Smiles all around
A 10-inning Rays victory caps a good first experience at Disney.
By MARC TOPKIN
Published May 16, 2007
LAKE BUENA VISTA - There was so much said about the Devil Rays playing their home-away-from-home series at Disney, but as the ball shot through the infield and teammates mobbed him on the infield, Brendan Harris didn't really care where he was.
"All that mattered," Harris said, "was that we were hitting in the bottom of the inning and we got the win."
Though the Ballpark at Disney wasn't sold out and centerfielder Rocco Baldelli was sidelined with another hamstring problem, the Rays considered their first foray into Central Florida a success Tuesday.
Especially the way it ended, with Harris singling in Carlos Pena in the 10th to give the Rays a 4-3 win over the Rangers.
"Eleven on a scale of 10," principal owner Stuart Sternberg said. "Without the win it would have been a great night. With the win, it's a day we'll mark in team history, a great signpost."
After another strong start by James Shields eight innings, three runs, five strikeouts, retired 12 of his first 13 and 11 of his last 12 and a series of wasted opportunities (a season-high 14 left on, 2-for-12 with runners in scoring position), the Rays (16-22) rallied in the 10th for their fourth walkoff win of the season.
Pena drew a leadoff walk from Scott Feldman, then went to third on Delmon Young's single to right. The Rangers then intentionally walked struggling Dioner Navarro (.200)- an illogical move despite manager Ron Washington's claims they had "no other choice" - to load the bases and pitch to the red-hot Harris (.340), who capped his first career four-hit night by slapping a first-pitch fastball to left.
The announced attendance was 8,443, short of a sellout at the stadium which has 9,500 seats and room for several thousand more with lawn seating and standing room. A couple hundred seats were unoccupied in the top corners of the stadium (which may be the result of being overpriced at $35), but the lower level was packed, and hundreds of people paid $15 to sit on the grassy berms.
"We didn't really know what to expect, but it was great. Hopefully we made some new fans," Harris said. "When you don't see too many empty seats, that's kind of a nice feeling. And the sounds don't echo off the seats. There were a little fireworks out there. It made for a nice night."
Ticket windows had a steady crowd starting in late afternoon, and the concession lines were so long additional stands are expected to be opened tonight. At least several hundred, and perhaps up to 1,000, were comps, but the Rays said walkup sales were brisk.
Though his expectation to have "every seat filled" went unfulfilled, Sternberg was pleased with the atmosphere and the late-buying crowd.
"They were rooting for the home team," he said. "It would have been nice if we didn't have to think about it and they stormed the gates and it sold out weeks ago, but once that didn't happen this is perfect."
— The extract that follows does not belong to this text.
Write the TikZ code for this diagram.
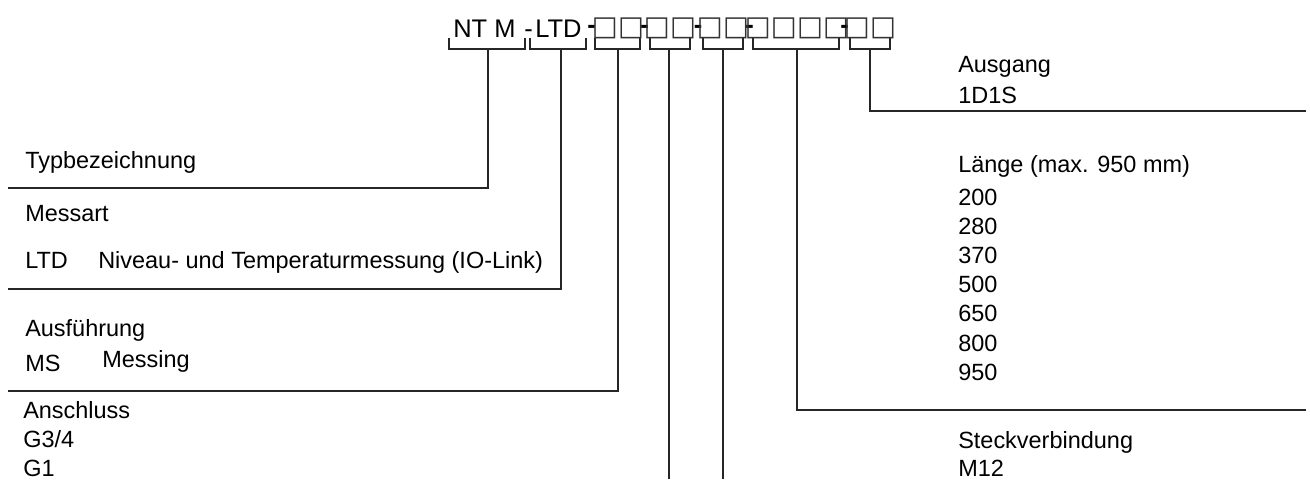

In their effort to attract Orlando-area fans, the Rays wanted to create a more intimate version of Tropicana Field, importing some of the good, and some of the annoying, aspects of their usual pre- and in-game routines. The stadium, usually used by the Braves in spring training, was transformed to represent the Rays' home with temporary signage, and green Rays T-shirts were displayed prominently in stadium shops and spotted throughout the crowd.
There were a few things the Rays had to get used to playing in an outdoor, spring-training sized stadium 90 miles from home, but manager Joe Maddon said the experience was a good one.
"Much better than expected," he said. "In advance people came in feeling as though it would be less than a major-league experience. I thought it was a major-league experience. They did a great job setting it all up. I feel like I'm in a major-league clubhouse. I felt the excitement of a major-league crowd. I thought it was well done."